A price for the 10-year naming-rights deal was not disclosed. Gov. Bobby Jindal said the agreement was between the Saints and Mercedes-Benz—and the automaker had asked not to have the price released to the public.

Mercedes-Benz also owns naming rights to arenas in Shanghai and in Stuttgart, Germany. The Superdome is the company’s first such venture in the United States.

Andrew Zimbalist, a Smith College professor who studies sports economics, said the economy has made the sale of naming rights difficult lately. He said that the British bank Barclays paid less than expected in 2007 for naming rights for the Brooklyn arena that will house the NBA’s Nets, as did the MetLife insurance company in a deal this summer for naming rights to the New Jersey stadium where the Jets and Giants play football. He also cited the fact that Dallas Cowboys owner Jerry Jones has yet to sell naming rights for his stadium that opened in June of 2009.

“It’s been a very difficult time to sell naming rights,” Zimbalist said.
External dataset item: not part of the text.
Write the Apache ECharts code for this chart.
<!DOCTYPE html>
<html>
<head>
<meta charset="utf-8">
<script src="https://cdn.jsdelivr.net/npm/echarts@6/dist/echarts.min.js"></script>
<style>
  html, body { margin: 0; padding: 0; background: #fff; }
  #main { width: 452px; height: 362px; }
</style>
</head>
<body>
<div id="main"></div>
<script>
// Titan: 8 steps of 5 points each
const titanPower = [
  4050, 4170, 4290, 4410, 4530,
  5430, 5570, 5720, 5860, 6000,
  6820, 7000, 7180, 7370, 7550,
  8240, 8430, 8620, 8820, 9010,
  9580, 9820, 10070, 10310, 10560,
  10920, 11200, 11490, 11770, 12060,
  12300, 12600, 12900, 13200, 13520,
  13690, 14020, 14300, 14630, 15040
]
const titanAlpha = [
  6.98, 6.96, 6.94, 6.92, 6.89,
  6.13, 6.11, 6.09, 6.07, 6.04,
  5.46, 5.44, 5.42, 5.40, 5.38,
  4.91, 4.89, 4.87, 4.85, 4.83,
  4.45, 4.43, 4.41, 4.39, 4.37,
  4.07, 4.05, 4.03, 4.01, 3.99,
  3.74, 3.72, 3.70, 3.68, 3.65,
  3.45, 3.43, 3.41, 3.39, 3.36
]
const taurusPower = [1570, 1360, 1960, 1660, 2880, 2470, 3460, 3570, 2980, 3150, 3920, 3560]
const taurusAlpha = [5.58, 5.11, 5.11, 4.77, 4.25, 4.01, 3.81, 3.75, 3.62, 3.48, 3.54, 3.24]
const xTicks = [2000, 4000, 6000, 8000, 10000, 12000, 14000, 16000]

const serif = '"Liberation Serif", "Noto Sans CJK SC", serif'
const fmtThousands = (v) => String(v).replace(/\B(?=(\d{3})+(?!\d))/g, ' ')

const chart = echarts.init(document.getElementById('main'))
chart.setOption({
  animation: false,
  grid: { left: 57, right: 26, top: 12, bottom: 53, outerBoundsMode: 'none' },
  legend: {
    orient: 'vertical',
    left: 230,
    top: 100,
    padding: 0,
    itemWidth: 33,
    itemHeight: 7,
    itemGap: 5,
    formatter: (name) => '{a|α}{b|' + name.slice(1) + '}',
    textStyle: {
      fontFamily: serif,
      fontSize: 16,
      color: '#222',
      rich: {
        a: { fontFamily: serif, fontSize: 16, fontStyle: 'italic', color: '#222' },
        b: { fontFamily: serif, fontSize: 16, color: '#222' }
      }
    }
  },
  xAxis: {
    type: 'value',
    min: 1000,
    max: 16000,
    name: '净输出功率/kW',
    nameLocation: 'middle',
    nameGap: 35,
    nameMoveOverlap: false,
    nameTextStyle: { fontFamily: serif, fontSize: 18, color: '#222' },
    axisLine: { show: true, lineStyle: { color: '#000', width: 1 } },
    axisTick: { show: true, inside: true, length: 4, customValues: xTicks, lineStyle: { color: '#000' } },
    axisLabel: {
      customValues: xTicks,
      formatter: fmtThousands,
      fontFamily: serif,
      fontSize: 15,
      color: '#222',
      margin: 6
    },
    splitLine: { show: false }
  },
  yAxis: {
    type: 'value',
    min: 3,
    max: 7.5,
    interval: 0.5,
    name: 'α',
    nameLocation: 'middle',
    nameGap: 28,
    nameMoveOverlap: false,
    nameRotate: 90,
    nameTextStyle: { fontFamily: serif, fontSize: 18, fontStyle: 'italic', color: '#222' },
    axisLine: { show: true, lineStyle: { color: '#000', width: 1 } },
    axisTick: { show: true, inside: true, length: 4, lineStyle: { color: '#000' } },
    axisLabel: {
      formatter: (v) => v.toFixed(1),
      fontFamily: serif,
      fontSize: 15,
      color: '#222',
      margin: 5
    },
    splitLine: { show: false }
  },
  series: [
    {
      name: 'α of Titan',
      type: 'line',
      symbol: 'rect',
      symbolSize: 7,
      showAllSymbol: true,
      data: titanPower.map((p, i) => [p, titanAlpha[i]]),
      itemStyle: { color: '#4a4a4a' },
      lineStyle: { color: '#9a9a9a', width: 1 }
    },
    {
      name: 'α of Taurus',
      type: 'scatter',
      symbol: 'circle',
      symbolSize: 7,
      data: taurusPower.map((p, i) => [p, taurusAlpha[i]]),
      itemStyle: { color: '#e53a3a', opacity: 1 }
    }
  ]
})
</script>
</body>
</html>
Gov. Bobby Jindal called the agreement “a great partnership between two world-class organizations” and touted the savings that taxpayers would enjoy by elimination of a state payment to the team.
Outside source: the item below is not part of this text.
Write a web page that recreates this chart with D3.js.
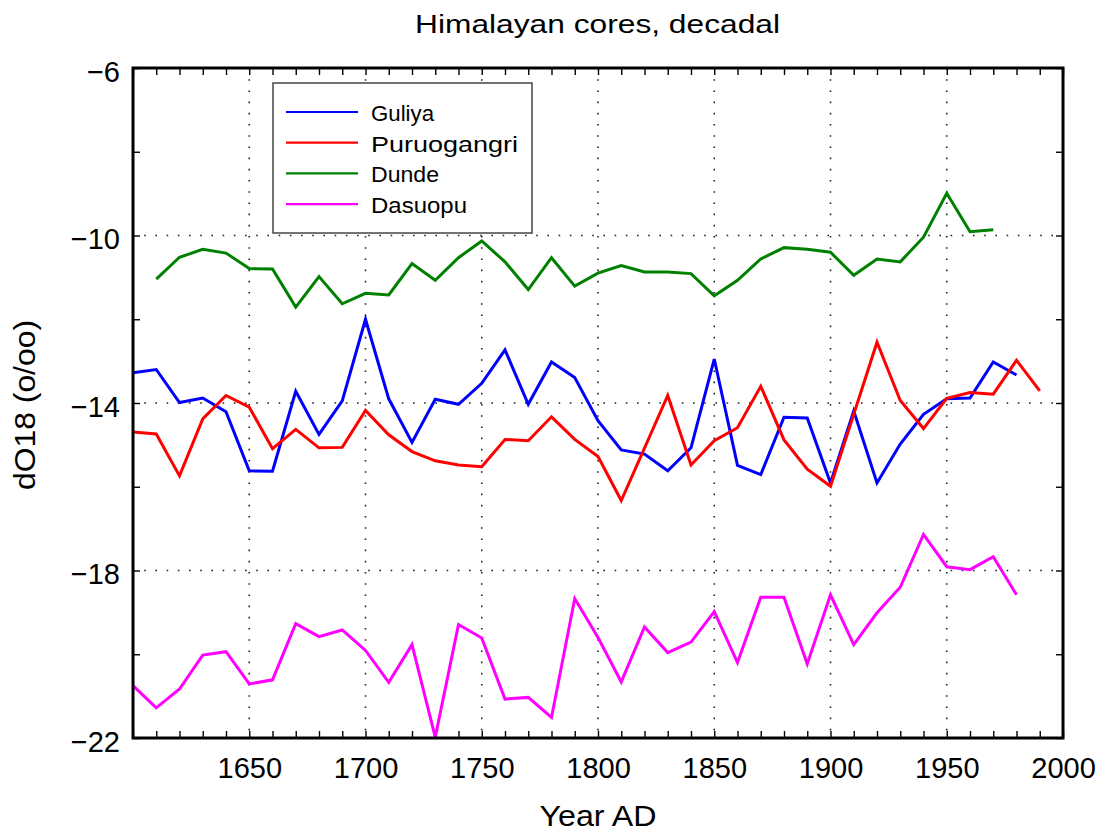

Superdome manager Doug Thornton said the addition of the naming-rights deal to extra revenues from new seats, luxury boxes and expanded concession stands and clubs will eliminate the state’s payment, which he said totaled $13.8 million last year. That revenue deal went into effect with the current NFL season.

“It goes from $13.8 million to zero,” Thornton said.

The Superdome opened in 1975. It has gone through many renovations, including a massive rebuild after Katrina ripped off its roof when the storm struck in August 2005.

The Superdome was considered a total loss by some lawmakers, who debated if it was worth restoring after the 2005 storm. The roof had been torn off and the building flooded. Evacuees filled the building, stewing in the heat without lights, air conditioning or working bathrooms, a scene that epitomized the chaos of the disaster.

The stadium reopened for the 2006 Saints season as the first part of a multiphase $336 million renovation project paid for by the state that was completed this past summer. Workers have replaced, refurbished and added seats; created new club facilities and luxury suites; and installed new video systems and scoreboards.

“Having big upcoming events is attractive to those wanting naming rights,” Zimbalist said. “But as strange as it sounds, the role the Superdome had during Katrina and the attention it drew probably turned out to be a positive.”

Upcoming events are expected to attract an affluent demographic targeted by the automaker that’s owned by Germany-based Daimler AG. The Sugar Bowl and BCS college football championship are scheduled in January 2012, followed by the NCAA’s men’s Final Four basketball championships in April 2012 and the Super Bowl in 2013.

Ernst Lieb, chief executive of Mercedes-Benz USA, said the city’s successful rebuilding after Katrina was another major factor in agreeing to the deal.

“I don’t think three or four years ago, Mercedes-Benz would have thought about going into a relationship like this,” he said.

A naming-rights deal had been an elusive goal for the Superdome, one of the few readily recognizable stadiums without one. Lieb said Saints owner Tom Benson’s wife, Gayle, came up with the idea of approaching Mercedes-Benz. Her husband is a longtime owner of Mercedes-Benz dealerships in New Orleans and San Antonio. Serious talks began in April when Benson visited Germany.

“We look forward to this deal doing great things for the city, this stadium and the New Orleans Saints,” Tom Benson said.

In addition to a familiar football venue, the stadium was the site of a 1987 visit by Pope John Paul II and the 1988 Republican National Convention.

Built at the edge of New Orleans’ business district, the stadium has a place in local lore, which holds it was built on the site of a former cemetery. In voodoo-conscious New Orleans, some speculated that was one reason why the Saints didn’t have a winning record from their first season in 1967 until 1987. Their break-out season came after Pope John Paul II celebrated Mass before thousands on the stadium floor.